GIVEN EXERCISE →
Gather all lines with the word "this" in them.

GIVEN DATA →

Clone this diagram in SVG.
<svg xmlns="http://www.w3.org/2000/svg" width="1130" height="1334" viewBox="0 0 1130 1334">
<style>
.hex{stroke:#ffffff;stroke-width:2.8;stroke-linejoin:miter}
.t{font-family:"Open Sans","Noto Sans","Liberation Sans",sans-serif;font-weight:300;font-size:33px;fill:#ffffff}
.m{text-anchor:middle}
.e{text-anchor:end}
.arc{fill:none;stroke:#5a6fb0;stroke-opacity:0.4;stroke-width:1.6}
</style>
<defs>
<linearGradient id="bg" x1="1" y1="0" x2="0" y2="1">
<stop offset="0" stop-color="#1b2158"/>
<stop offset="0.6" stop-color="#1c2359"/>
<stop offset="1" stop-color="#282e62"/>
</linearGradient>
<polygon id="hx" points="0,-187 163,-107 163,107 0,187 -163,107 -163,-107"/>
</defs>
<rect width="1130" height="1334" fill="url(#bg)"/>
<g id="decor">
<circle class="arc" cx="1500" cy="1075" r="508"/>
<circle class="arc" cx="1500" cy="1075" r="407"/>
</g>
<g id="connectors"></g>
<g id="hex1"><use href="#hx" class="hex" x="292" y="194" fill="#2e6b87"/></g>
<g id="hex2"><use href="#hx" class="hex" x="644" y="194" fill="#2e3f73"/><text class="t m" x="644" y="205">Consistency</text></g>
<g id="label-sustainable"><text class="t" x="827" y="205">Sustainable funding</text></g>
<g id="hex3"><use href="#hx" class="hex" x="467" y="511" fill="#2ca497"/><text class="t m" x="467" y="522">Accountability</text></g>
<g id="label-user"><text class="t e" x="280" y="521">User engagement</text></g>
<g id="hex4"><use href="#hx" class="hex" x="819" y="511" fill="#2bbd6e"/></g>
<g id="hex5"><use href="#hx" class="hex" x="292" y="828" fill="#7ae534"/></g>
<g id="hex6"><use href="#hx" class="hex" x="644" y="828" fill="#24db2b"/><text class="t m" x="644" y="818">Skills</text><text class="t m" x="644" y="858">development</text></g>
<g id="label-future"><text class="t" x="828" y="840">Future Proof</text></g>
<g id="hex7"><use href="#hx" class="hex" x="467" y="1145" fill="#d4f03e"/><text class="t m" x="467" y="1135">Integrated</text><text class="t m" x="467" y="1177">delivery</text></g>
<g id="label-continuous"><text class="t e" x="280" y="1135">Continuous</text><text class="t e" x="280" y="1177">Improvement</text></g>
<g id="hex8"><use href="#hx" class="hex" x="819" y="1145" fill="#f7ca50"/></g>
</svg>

--

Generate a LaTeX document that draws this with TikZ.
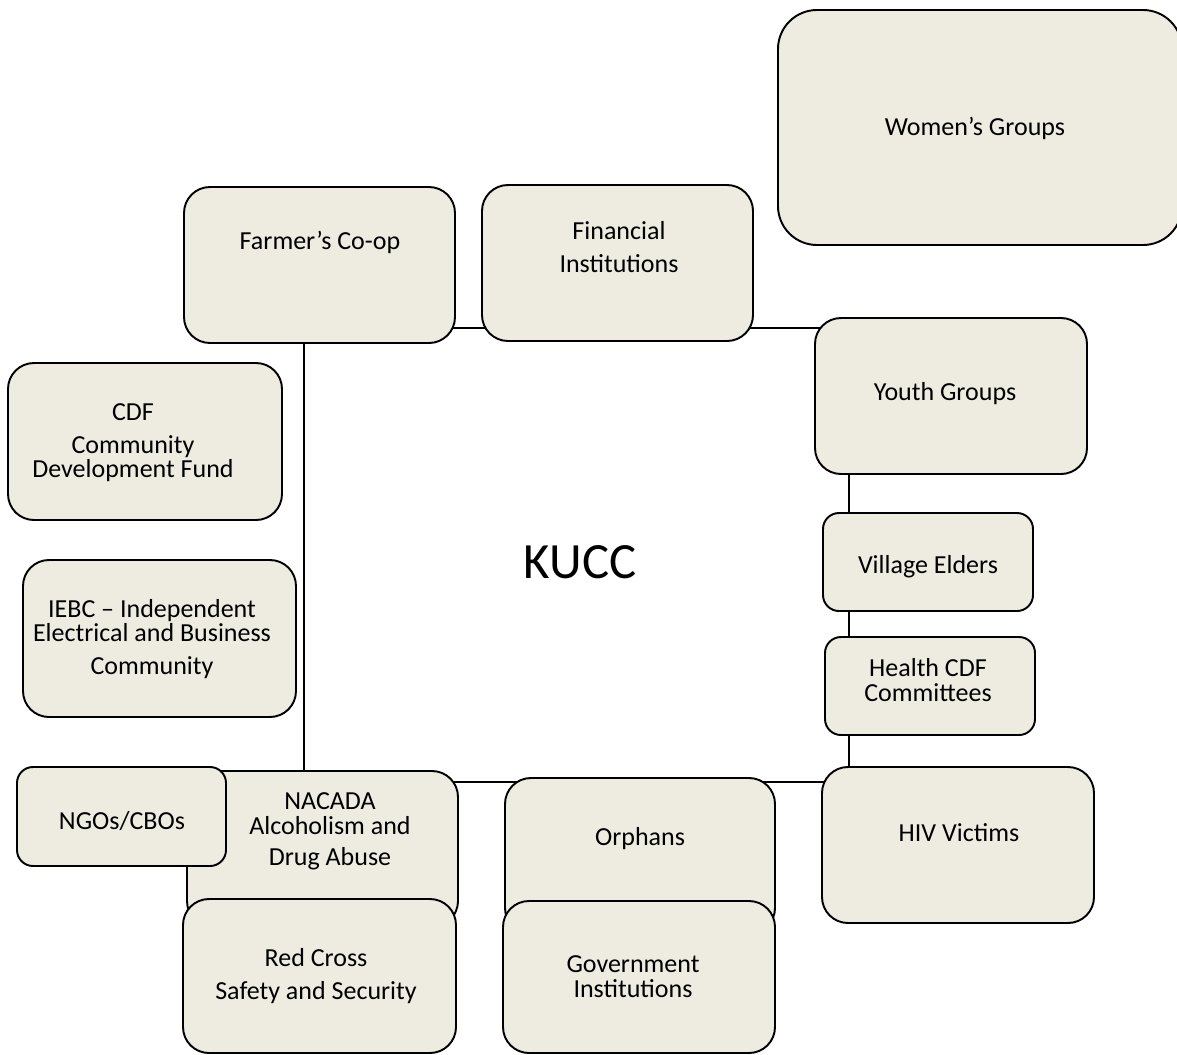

COMPLETE OUTPUT →
Clone this diagram in SVG.
Generate a LaTeX document that draws this with TikZ.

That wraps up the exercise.